Drawing on original research as well as CIMA’s past reports, Empowering Independent Media examines seven core areas of media development—funding, digital media, sustainability, media law, safety, education, and monitoring and evaluation. The report also delves in depth into four areas deserving of greater attention: citizen journalism, investigative journalism, community radio, and media literacy.
In addition, Empowering Independent Media includes briefs on such topics as raising professional standards, bribery among journalists, covering corruption, transparency in government communications, the Pentagon’s information operations, China’s global media initiative, and growing concern over Latin America press freedom.
The report makes a dozen recommendations to strengthen independent media around the world. Among them are calls to expand funding; increase coordination; build citizen journalist capacity; embed digital media and project evaluation into all programs; and put greater emphasis on business skills, legal issues, community radio, and investigative journalism. It will be available on CIMA’s website on May 1.

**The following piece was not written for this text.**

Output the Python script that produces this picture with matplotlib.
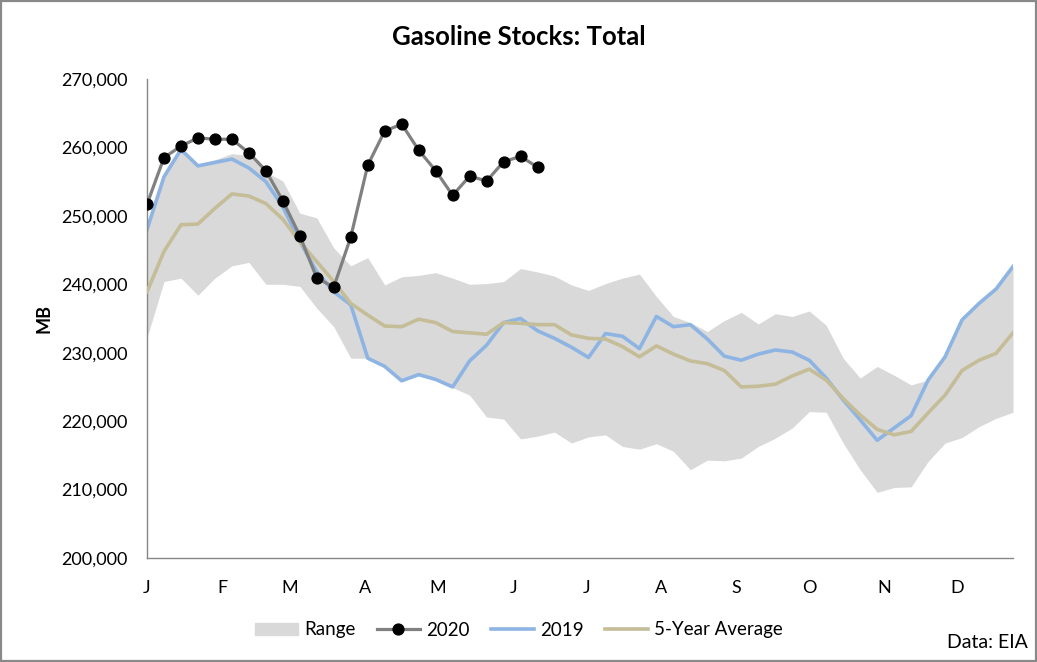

The Center for International Media Assistance at the National Endowment for Democracy, works to strengthen the support, raise the visibility, and improve the effectiveness of independent media development throughout the world. The Center provides information, builds networks, conducts research, and highlights the indispensable role independent media play in the creation and development of sustainable democracies.
On May 1 at 4 p.m., the National Endowment for Democracy holds a panel discussion on “Empowering Independent Media: U.S. Efforts to Foster a Free Press and an Open Internet Around the World.”
Speakers include Deputy Assistant Secretary of State for Democracy, Human Rights and Labor Thomas Melia; U.S. Agency for International Development Director of the Office of Democracy and Governance David Yang; Barbara Haig, deputy to the president of NED for policy and strategy; Marius Dragomir, senior manager at Open Society Foundations; David Sasaki, Omidyar Network; and David Kaplan, editor of “Empowering Independent Media”
Venue: NED, 1025 F Street NW, Suite 800, Washington, D.C.